Servos require a specific pulse length through the command wire to instruct it on when and how far to rotate. Timing issues with the software control of pins necessitate a background process to take control of sending the pulse signals with hardware support. If a software program that controls the servo command pulses, the motors suffer from bad jittering and vibrations. For the project a library ServoBlaster from Richard Hirst is used. This background process uses a file to control the servo motors.
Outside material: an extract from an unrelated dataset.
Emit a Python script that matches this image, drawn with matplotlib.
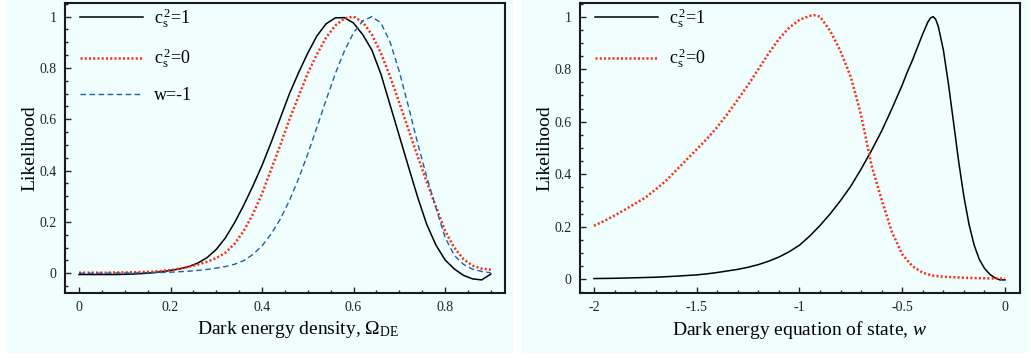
import matplotlib
matplotlib.use("Agg")
import matplotlib.pyplot as plt
from matplotlib.patches import Rectangle
from matplotlib.ticker import MultipleLocator

# ---------------- data ----------------
omega = [0.00, 0.02, 0.04, 0.06, 0.08, 0.10, 0.12, 0.14, 0.16, 0.18, 0.20, 0.22,
         0.24, 0.26, 0.28, 0.30, 0.32, 0.34, 0.36, 0.38, 0.40, 0.42, 0.44, 0.46,
         0.48, 0.50, 0.52, 0.54, 0.56, 0.58, 0.60, 0.62, 0.64, 0.66, 0.68, 0.70,
         0.72, 0.74, 0.76, 0.78, 0.80, 0.82, 0.84, 0.86, 0.88, 0.90]
omega_cs1 = [-0.005, -0.005, -0.005, -0.005, -0.005, -0.004, -0.003, -0.001, 0.002, 0.006, 0.011, 0.017,
             0.026, 0.04, 0.061, 0.093, 0.138, 0.197, 0.265, 0.34, 0.42, 0.51, 0.605, 0.70,
             0.782, 0.858, 0.925, 0.972, 0.995, 0.996, 0.975, 0.93, 0.87, 0.775, 0.655, 0.535,
             0.415, 0.297, 0.19, 0.11, 0.052, 0.017, -0.008, -0.022, -0.026, -0.003]
omega_cs0 = [0.002, 0.002, 0.002, 0.002, 0.003, 0.003, 0.004, 0.005, 0.006, 0.009, 0.012, 0.018,
             0.025, 0.034, 0.045, 0.059, 0.08, 0.115, 0.165, 0.23, 0.31, 0.405, 0.50, 0.60,
             0.69, 0.78, 0.853, 0.918, 0.965, 0.993, 1.0, 0.979, 0.93, 0.857, 0.766, 0.664,
             0.56, 0.456, 0.355, 0.26, 0.165, 0.10, 0.055, 0.03, 0.018, 0.014]
omega_lcdm = [0.0, 0.0, 0.0, 0.0, 0.001, 0.001, 0.001, 0.002, 0.002, 0.003, 0.004, 0.006,
              0.008, 0.011, 0.015, 0.02, 0.026, 0.035, 0.049, 0.073, 0.107, 0.153, 0.211, 0.284,
              0.369, 0.465, 0.569, 0.675, 0.777, 0.866, 0.937, 0.983, 1.0, 0.975, 0.90, 0.786,
              0.65, 0.507, 0.375, 0.255, 0.14, 0.07, 0.035, 0.016, 0.007, 0.002]

w_red = [-2.0, -1.95, -1.9, -1.85, -1.8, -1.75, -1.7, -1.65, -1.6, -1.55, -1.5, -1.45,
         -1.4, -1.35, -1.3, -1.25, -1.2, -1.15, -1.1, -1.05, -1.0, -0.95, -0.93, -0.9,
         -0.85, -0.8, -0.75, -0.7, -0.65, -0.6, -0.55, -0.5, -0.45, -0.4, -0.35, -0.3,
         -0.25, -0.2, -0.15, -0.1, -0.05, 0.0]
w_cs0 = [0.204, 0.222, 0.243, 0.265, 0.288, 0.311, 0.342, 0.375, 0.415, 0.455, 0.495, 0.535,
         0.58, 0.63, 0.685, 0.74, 0.80, 0.86, 0.915, 0.958, 0.988, 1.003, 1.006, 1.0,
         0.945, 0.868, 0.77, 0.625, 0.435, 0.302, 0.18, 0.095, 0.05, 0.025, 0.014, 0.01,
         0.008, 0.006, 0.005, 0.004, 0.003, 0.003]

w_black = [-2.0, -1.9, -1.8, -1.7, -1.6, -1.5, -1.45, -1.4, -1.35, -1.3, -1.25, -1.2,
           -1.15, -1.1, -1.05, -1.0, -0.95, -0.9, -0.85, -0.8, -0.75, -0.7, -0.65, -0.6,
           -0.55, -0.5, -0.475, -0.45, -0.425, -0.4, -0.375, -0.3625, -0.35, -0.3375,
           -0.325, -0.3, -0.275, -0.25, -0.225, -0.2, -0.175, -0.15, -0.125, -0.1,
           -0.075, -0.05, -0.025, 0.0]
w_cs1 = [0.003, 0.004, 0.006, 0.008, 0.012, 0.017, 0.021, 0.026, 0.032, 0.038, 0.046, 0.056,
         0.069, 0.085, 0.105, 0.13, 0.165, 0.205, 0.25, 0.30, 0.355, 0.42, 0.49, 0.565,
         0.65, 0.74, 0.79, 0.835, 0.885, 0.935, 0.98, 0.995, 1.0, 0.99,
         0.964, 0.874, 0.743, 0.595, 0.446, 0.315, 0.209, 0.13, 0.076, 0.042,
         0.02, 0.006, -0.002, -0.002]

labels = [r'c$_\mathrm{s}^{\,2}$=1', r'c$_\mathrm{s}^{\,2}$=0', 'w=-1']
left_xticks = [0, 0.2, 0.4, 0.6, 0.8]
left_xticklabels = ['0', '0.2', '0.4', '0.6', '0.8']
yticks = [0, 0.2, 0.4, 0.6, 0.8, 1]
yticklabels = ['0', '0.2', '0.4', '0.6', '0.8', '1']
right_xticks = [-2, -1.5, -1, -0.5, 0]
right_xticklabels = ['-2', '-1.5', '-1', '-0.5', '0']

# ---------------- style ----------------
plt.rcParams['font.family'] = ['Liberation Serif', 'DejaVu Serif']
plt.rcParams['mathtext.fontset'] = 'custom'
plt.rcParams['mathtext.rm'] = 'Liberation Serif'
plt.rcParams['mathtext.it'] = 'Liberation Serif:italic'

BG = '#f0fefe'
W, H = 1031, 358
fig = plt.figure(figsize=(W / 100, H / 100), dpi=100)
fig.patch.set_facecolor('white')

# panel backgrounds
for x0, x1 in [(6, 513), (521, 1029)]:
    fig.add_artist(Rectangle((x0 / W, (H - 353) / H), (x1 - x0) / W, 353 / H,
                             transform=fig.transFigure, facecolor=BG,
                             edgecolor='none', zorder=-10))

axL = fig.add_axes([65 / W, (H - 293) / H, 440 / W, 290 / H])
axR = fig.add_axes([580 / W, (H - 293) / H, 440 / W, 290 / H])
axL.set_zorder(2)
axR.set_zorder(2)

black = '#000000'
red = '#ff2a10'
blue = '#1a5fa8'

axL.plot(omega, omega_cs1, color=black, lw=1.1, label=labels[0])
axL.plot(omega, omega_cs0, color=red, lw=1.8, ls=(0, (0.8, 0.9)), label=labels[1])
axL.plot(omega, omega_lcdm, color=blue, lw=1.0, ls=(0, (4, 2.5)), label=labels[2])

axR.plot(w_black, w_cs1, color=black, lw=1.1, label=labels[0])
axR.plot(w_red, w_cs0, color=red, lw=1.8, ls=(0, (0.8, 0.9)), label=labels[1])

axL.set_xlim(-0.0306, 0.931)
axL.set_ylim(-0.077, 1.053)
axR.set_xlim(-2.068, 0.073)
axR.set_ylim(-0.052, 1.052)

axL.set_xticks(left_xticks)
axL.set_xticklabels(left_xticklabels)
axL.xaxis.set_minor_locator(MultipleLocator(0.05))
axR.set_xticks(right_xticks)
axR.set_xticklabels(right_xticklabels)
axR.xaxis.set_minor_locator(MultipleLocator(0.1))
for ax in (axL, axR):
    ax.set_facecolor(BG)
    ax.set_yticks(yticks)
    ax.set_yticklabels(yticklabels)
    ax.yaxis.set_minor_locator(MultipleLocator(0.05))
    ax.tick_params(which='both', direction='in', top=False, right=False,
                   labelsize=10, colors='#222222', width=1.0)
    ax.tick_params(which='major', length=4.5, pad=6)
    ax.tick_params(which='minor', length=2.5)
    for s in ax.spines.values():
        s.set_linewidth(1.5)
        s.set_color('#1a1a1a')
    ax.set_ylabel('Likelihood', fontsize=14)
    ax.yaxis.set_label_coords(-0.06, 0.5)
    ax.legend(loc='upper left', bbox_to_anchor=(0.034, 0.99), frameon=False,
              fontsize=13, handlelength=3.5, handletextpad=0.6, labelspacing=0.93,
              borderaxespad=0.0, borderpad=0.0)

axL.set_xlabel(r'Dark energy density, $\Omega_\mathrm{DE}$', fontsize=14)
axL.xaxis.set_label_coords(0.53, -0.09)
axR.set_xlabel(r'Dark energy equation of state, $\mathit{w}$', fontsize=14)
axR.xaxis.set_label_coords(0.5, -0.09)

fig.savefig('out.png', dpi=100, facecolor='white')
To control the servo position from the command line all one would need to type is: echo P-= > /dev/servoblaster. The library takes care of the rest and the servo instantly moves to the correct position without jittering. To control the servos from the server, a Python script was used. When the web app receives the command from the user to either lock or unlock the box the script is called. It opens /dev/servoblaster/ for writing, writes either the lock or unlock position for both servo locks and then closes the file. The servo motors are then instantly placed into lock or unlock positions. The script also writes to a file that the web app uses to keep track of the lock status even if the server is powered down. When a servo is moved into position its head is rotated with a bar attached. To lock, the bars slide under latches on the lid to hold the lid shut.
The implementation of the servomotors for locking, along with the loadcell for weighing proved to be the best strategies to accomplish the intended purpose of the box. Although these approaches could be improved in a later model, these specifications worked within the time and financial limitations set for the project.